So this one's a bit niche. We buy stuff from John Pye Auctions most weeks, and it can be interesting to see what items are available near the end of an auction for low prices - especially things that have had only one or less bids. Most of this stuff ends up being laughable junk, but sometimes you find a wee gem.
Looking through dozens of pages of items gets tedious, so this is a web service that we run on our network that scrapes all the items in an auction, and then highlights ones below a given price threshold.
For each new auction, we feed the app the URL to the 'auction_details' page on
John Pye's website, and it scrapes the data it needs from there to create a new
auction DB entry.
We then run through all the pages of the auction, as per the old scraper.rb
script and create new item DB entries for them. This process can be
retriggered at any time to update the price/closing times.
Then we can display a list of all items matching a price constraint in a form similar to the original John Pye 'lot_list' page.
I'm not going to impement 'proper' background workers with sidekiq or something, that's overkill, but I do want a queriable API that can check if a scraper is running, so that a spinner can be displayed and only one scraper launched at a time.
I'm thinking that when a scraping process is required, the web app should launch it as a background process outside the request/response cycle, and then there can be an API endpoint to check if it's still running (presumably by sniffing for a PID file in a known location). This is a bit fragile, but given the scope of the project that's acceptable.
| Field | Description |
|---|---|
| ID | Autoinc internal ID |
| URL | URL to 'auction_details' page |
| CLOSING | Pick from first item, or scrape from text on details page? |
| PYE_ID | The John Pye reference, ie 'SR33' or similar, scraped from details page |
| PAGE_ONE_URL | First page of items, scraped from details page (used for indexing, saves scraping it multiple times) |
| EXPIRED | Set true once we don't want to track an auction |
| NOTES | Space for manually-set per-auction notes |
| Field | Description |
|---|---|
| ID | Autoinc internal ID |
| AUCTION_ID | id of the auction item 'belongs to' |
| URL | URL to 'lot_details' page |
| CLOSING | Last known closing datetime |
| PRICE | Last known price |
| IMAGE_URL | URL for the image/first image |
| DESCRIPTION | Scraped description text |
| ITEM_NUMBER | Scraped item number |
| LAST_SCRAPED_AT | Last time we scraped the data |
| NOTES | Space for manually-set per-item notes |
| Field | CSS Selector |
|---|---|
| Closing | #table6 tr:nth-child(3) td:nth-child(2) font |
| Pye_id | font td font font |
| Page_one_url | td div strong |
From item list page, use td:nth-child(4) a to get list of items, build URLs
from the href attribute like:
"http://www.johnpyeauctions.co.uk/#{item.attributes["href"].value}"
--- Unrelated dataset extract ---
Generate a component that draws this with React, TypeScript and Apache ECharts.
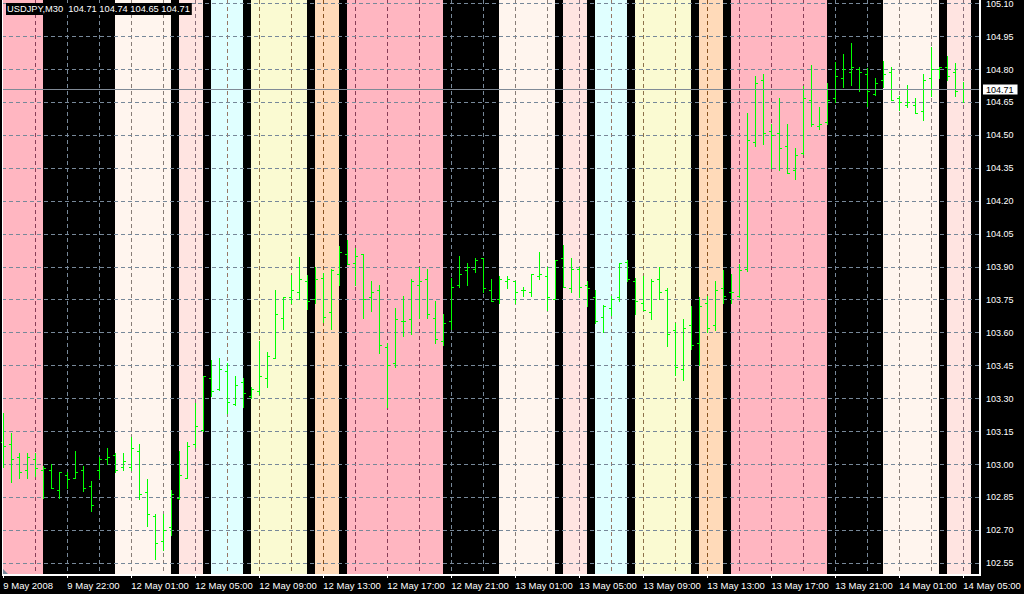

item.parent.parent will produce the full <tr> for each item.
| Field | How to extract |
|---|---|
| image_url | item.parent.parent.at_css("a[rel='popover']").attributes["data-img"].value |
| description | item.parent.parent.css("a h5")[1].text |
| item_number | item.parent.parent.at_css("a h5").text |
| price | item.children.first.children.first.text.gsub("£","").to_i |
| closing | item.parent.parent.css("a h5")[3].text + further conversion! |